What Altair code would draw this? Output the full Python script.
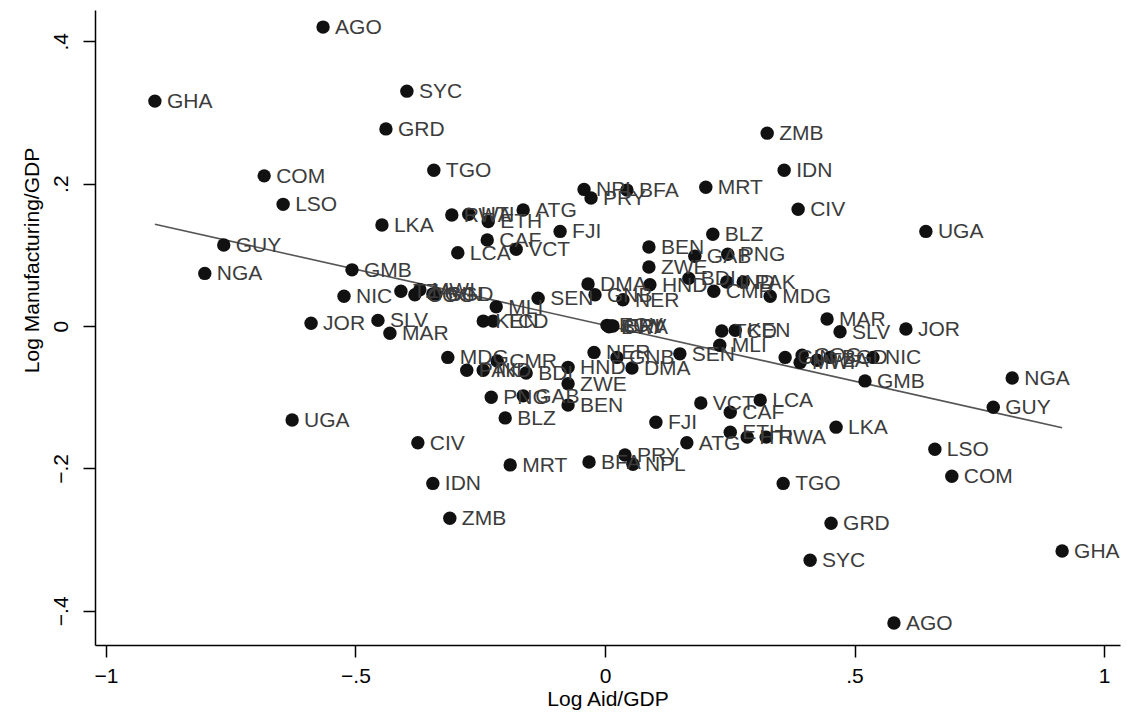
import altair as alt
import pandas as pd

countries = [
    "AGO", "GHA", "SYC", "GRD", "TGO", "COM", "LSO", "GUY", "NGA", "LKA",
    "GMB", "NIC", "JOR", "SLV", "MAR", "UGA", "CIV", "IDN", "ZMB", "MRT",
    "BFA", "PRY", "NPL", "ATG", "FJI", "VCT", "LCA", "CAF", "ETH", "HTI", "RWA",
    "LKA", "TGO", "GRD", "SYC", "AGO", "GHA", "COM", "LSO", "GUY", "NGA",
    "GMB", "NIC", "JOR", "SLV", "MAR", "UGA", "CIV", "IDN", "ZMB", "MRT",
    "BFA", "NPL", "PRY", "ATG", "FJI", "VCT", "LCA", "CAF", "ETH", "RWA", "HTI",
    "BLZ", "BEN", "GAB", "PNG", "ZWE", "BDI", "IND", "PAK", "CMR", "MDG",
    "HND", "DMA", "GNB", "NER", "SEN", "TZA", "COG", "MWI", "GIN", "BGD",
    "MLI", "KEN", "TCD",
    "BLZ", "BEN", "GAB", "PNG", "ZWE", "BDI", "IND", "PAK", "CMR", "MDG",
    "HND", "DMA", "GNB", "NER", "SEN", "GIN", "MWI", "COG", "TZA", "BGD",
    "MLI", "KEN", "TCD",
    "EGY", "BWA", "CPV", "ERI",
]

log_aid_gdp = [
    -0.565, -0.902, -0.397, -0.439, -0.343, -0.683, -0.645, -0.764, -0.802, -0.447,
    -0.507, -0.523, -0.589, -0.455, -0.431, -0.627, -0.375, -0.345, -0.311, -0.190,
    -0.032, 0.040, 0.056, 0.164, 0.102, 0.192, 0.311, 0.251, 0.251, 0.285, 0.323,
    0.463, 0.357, 0.453, 0.411, 0.579, 0.916, 0.695, 0.661, 0.778, 0.816,
    0.521, 0.537, 0.603, 0.471, 0.445, 0.643, 0.387, 0.359, 0.325, 0.202,
    0.044, -0.042, -0.028, -0.164, -0.090, -0.178, -0.295, -0.236, -0.234, -0.307, -0.273,
    0.216, 0.088, 0.180, 0.246, 0.088, 0.168, 0.244, 0.277, 0.218, 0.331,
    0.090, -0.034, -0.020, 0.036, -0.134, -0.409, -0.381, -0.371, -0.345, -0.339,
    -0.218, -0.244, -0.224,
    -0.200, -0.074, -0.164, -0.228, -0.074, -0.158, -0.244, -0.277, -0.216, -0.315,
    -0.074, 0.054, 0.024, -0.022, 0.150, 0.361, 0.391, 0.395, 0.425, 0.451,
    0.230, 0.261, 0.234,
    0.004, 0.008, 0.012, 0.016,
]

log_manuf_gdp = [
    0.420, 0.316, 0.330, 0.277, 0.219, 0.211, 0.171, 0.114, 0.074, 0.142,
    0.079, 0.042, 0.004, 0.008, -0.010, -0.132, -0.164, -0.221, -0.270, -0.195,
    -0.191, -0.181, -0.194, -0.164, -0.135, -0.108, -0.104, -0.121, -0.149, -0.156, -0.156,
    -0.142, -0.221, -0.277, -0.329, -0.417, -0.316, -0.211, -0.173, -0.114, -0.073,
    -0.077, -0.044, -0.004, -0.008, 0.010, 0.133, 0.164, 0.219, 0.271, 0.195,
    0.191, 0.192, 0.180, 0.163, 0.133, 0.108, 0.103, 0.121, 0.147, 0.156, 0.157,
    0.129, 0.111, 0.098, 0.101, 0.083, 0.067, 0.062, 0.062, 0.049, 0.042,
    0.058, 0.059, 0.044, 0.037, 0.039, 0.049, 0.044, 0.051, 0.045, 0.045,
    0.027, 0.007, 0.007,
    -0.129, -0.111, -0.098, -0.100, -0.081, -0.066, -0.062, -0.062, -0.049, -0.044,
    -0.058, -0.059, -0.044, -0.037, -0.039, -0.044, -0.051, -0.041, -0.048, -0.044,
    -0.027, -0.006, -0.007,
    0.001, -0.001, 0.000, 0.000,
]

df = pd.DataFrame({"country": countries, "x": log_aid_gdp, "y": log_manuf_gdp})

FONT = "Liberation Sans"
label_expr = "datum.value == 0 ? '0' : replace(format(datum.value, '~g'), '0.', '.')"

x_enc = alt.X(
    "x:Q",
    scale=alt.Scale(domain=[-1.022, 1.032], nice=False, zero=False),
    axis=alt.Axis(
        title="Log Aid/GDP",
        values=[-1, -0.5, 0, 0.5, 1],
        labelExpr=label_expr,
        labelPadding=8,
        titlePadding=2,
    ),
)
y_enc = alt.Y(
    "y:Q",
    scale=alt.Scale(domain=[-0.448, 0.444], nice=False, zero=False),
    axis=alt.Axis(
        title="Log Manufacturing/GDP",
        values=[-0.4, -0.2, 0, 0.2, 0.4],
        labelExpr=label_expr,
        labelAngle=270,
        labelAlign="center",
        labelBaseline="bottom",
        labelPadding=12,
        titlePadding=8,
        titleY=250,
    ),
)

base = alt.Chart(df)

points = base.mark_circle(size=180, color="#111111", opacity=1).encode(x=x_enc, y=y_enc)

labels = base.mark_text(
    align="left", baseline="middle", dx=12, dy=1, fontSize=21, font=FONT, color="#3c3c3c"
).encode(x=x_enc, y=y_enc, text="country:N")

fit = base.transform_regression("x", "y", method="linear").mark_line(
    color="#555555", strokeWidth=1.6
).encode(x=x_enc, y=y_enc)

chart = (
    alt.layer(fit, points, labels)
    .properties(
        width=1025,
        height=635,
        autosize=alt.AutoSizeParams(type="none"),
        padding={"left": 95, "top": 10, "right": 7, "bottom": 70},
        background="white",
    )
    .configure_view(stroke=None)
    .configure_axis(
        grid=False,
        domainColor="#000000",
        domainWidth=1.5,
        tickColor="#000000",
        tickWidth=1.5,
        tickSize=12,
        labelFont=FONT,
        labelFontSize=21,
        labelColor="#000000",
        titleFont=FONT,
        titleFontSize=21,
        titleFontWeight="normal",
        titleColor="#000000",
    )
)

chart.save("out.html", embed_options={"renderer": "svg", "actions": False})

* PROBLEM REQUIREMENTS: Reproduce the data above in full, exactly as it is, with the pictures left out.

* EXERCISE SOLUTION:
What Altair code would draw this? Output the full Python script.
import altair as alt
import pandas as pd

countries = [
    "AGO", "GHA", "SYC", "GRD", "TGO", "COM", "LSO", "GUY", "NGA", "LKA",
    "GMB", "NIC", "JOR", "SLV", "MAR", "UGA", "CIV", "IDN", "ZMB", "MRT",
    "BFA", "PRY", "NPL", "ATG", "FJI", "VCT", "LCA", "CAF", "ETH", "HTI", "RWA",
    "LKA", "TGO", "GRD", "SYC", "AGO", "GHA", "COM", "LSO", "GUY", "NGA",
    "GMB", "NIC", "JOR", "SLV", "MAR", "UGA", "CIV", "IDN", "ZMB", "MRT",
    "BFA", "NPL", "PRY", "ATG", "FJI", "VCT", "LCA", "CAF", "ETH", "RWA", "HTI",
    "BLZ", "BEN", "GAB", "PNG", "ZWE", "BDI", "IND", "PAK", "CMR", "MDG",
    "HND", "DMA", "GNB", "NER", "SEN", "TZA", "COG", "MWI", "GIN", "BGD",
    "MLI", "KEN", "TCD",
    "BLZ", "BEN", "GAB", "PNG", "ZWE", "BDI", "IND", "PAK", "CMR", "MDG",
    "HND", "DMA", "GNB", "NER", "SEN", "GIN", "MWI", "COG", "TZA", "BGD",
    "MLI", "KEN", "TCD",
    "EGY", "BWA", "CPV", "ERI",
]

log_aid_gdp = [
    -0.565, -0.902, -0.397, -0.439, -0.343, -0.683, -0.645, -0.764, -0.802, -0.447,
    -0.507, -0.523, -0.589, -0.455, -0.431, -0.627, -0.375, -0.345, -0.311, -0.190,
    -0.032, 0.040, 0.056, 0.164, 0.102, 0.192, 0.311, 0.251, 0.251, 0.285, 0.323,
    0.463, 0.357, 0.453, 0.411, 0.579, 0.916, 0.695, 0.661, 0.778, 0.816,
    0.521, 0.537, 0.603, 0.471, 0.445, 0.643, 0.387, 0.359, 0.325, 0.202,
    0.044, -0.042, -0.028, -0.164, -0.090, -0.178, -0.295, -0.236, -0.234, -0.307, -0.273,
    0.216, 0.088, 0.180, 0.246, 0.088, 0.168, 0.244, 0.277, 0.218, 0.331,
    0.090, -0.034, -0.020, 0.036, -0.134, -0.409, -0.381, -0.371, -0.345, -0.339,
    -0.218, -0.244, -0.224,
    -0.200, -0.074, -0.164, -0.228, -0.074, -0.158, -0.244, -0.277, -0.216, -0.315,
    -0.074, 0.054, 0.024, -0.022, 0.150, 0.361, 0.391, 0.395, 0.425, 0.451,
    0.230, 0.261, 0.234,
    0.004, 0.008, 0.012, 0.016,
]

log_manuf_gdp = [
    0.420, 0.316, 0.330, 0.277, 0.219, 0.211, 0.171, 0.114, 0.074, 0.142,
    0.079, 0.042, 0.004, 0.008, -0.010, -0.132, -0.164, -0.221, -0.270, -0.195,
    -0.191, -0.181, -0.194, -0.164, -0.135, -0.108, -0.104, -0.121, -0.149, -0.156, -0.156,
    -0.142, -0.221, -0.277, -0.329, -0.417, -0.316, -0.211, -0.173, -0.114, -0.073,
    -0.077, -0.044, -0.004, -0.008, 0.010, 0.133, 0.164, 0.219, 0.271, 0.195,
    0.191, 0.192, 0.180, 0.163, 0.133, 0.108, 0.103, 0.121, 0.147, 0.156, 0.157,
    0.129, 0.111, 0.098, 0.101, 0.083, 0.067, 0.062, 0.062, 0.049, 0.042,
    0.058, 0.059, 0.044, 0.037, 0.039, 0.049, 0.044, 0.051, 0.045, 0.045,
    0.027, 0.007, 0.007,
    -0.129, -0.111, -0.098, -0.100, -0.081, -0.066, -0.062, -0.062, -0.049, -0.044,
    -0.058, -0.059, -0.044, -0.037, -0.039, -0.044, -0.051, -0.041, -0.048, -0.044,
    -0.027, -0.006, -0.007,
    0.001, -0.001, 0.000, 0.000,
]

df = pd.DataFrame({"country": countries, "x": log_aid_gdp, "y": log_manuf_gdp})

FONT = "Liberation Sans"
label_expr = "datum.value == 0 ? '0' : replace(format(datum.value, '~g'), '0.', '.')"

x_enc = alt.X(
    "x:Q",
    scale=alt.Scale(domain=[-1.022, 1.032], nice=False, zero=False),
    axis=alt.Axis(
        title="Log Aid/GDP",
        values=[-1, -0.5, 0, 0.5, 1],
        labelExpr=label_expr,
        labelPadding=8,
        titlePadding=2,
    ),
)
y_enc = alt.Y(
    "y:Q",
    scale=alt.Scale(domain=[-0.448, 0.444], nice=False, zero=False),
    axis=alt.Axis(
        title="Log Manufacturing/GDP",
        values=[-0.4, -0.2, 0, 0.2, 0.4],
        labelExpr=label_expr,
        labelAngle=270,
        labelAlign="center",
        labelBaseline="bottom",
        labelPadding=12,
        titlePadding=8,
        titleY=250,
    ),
)

base = alt.Chart(df)

points = base.mark_circle(size=180, color="#111111", opacity=1).encode(x=x_enc, y=y_enc)

labels = base.mark_text(
    align="left", baseline="middle", dx=12, dy=1, fontSize=21, font=FONT, color="#3c3c3c"
).encode(x=x_enc, y=y_enc, text="country:N")

fit = base.transform_regression("x", "y", method="linear").mark_line(
    color="#555555", strokeWidth=1.6
).encode(x=x_enc, y=y_enc)

chart = (
    alt.layer(fit, points, labels)
    .properties(
        width=1025,
        height=635,
        autosize=alt.AutoSizeParams(type="none"),
        padding={"left": 95, "top": 10, "right": 7, "bottom": 70},
        background="white",
    )
    .configure_view(stroke=None)
    .configure_axis(
        grid=False,
        domainColor="#000000",
        domainWidth=1.5,
        tickColor="#000000",
        tickWidth=1.5,
        tickSize=12,
        labelFont=FONT,
        labelFontSize=21,
        labelColor="#000000",
        titleFont=FONT,
        titleFontSize=21,
        titleFontWeight="normal",
        titleColor="#000000",
    )
)

chart.save("out.html", embed_options={"renderer": "svg", "actions": False})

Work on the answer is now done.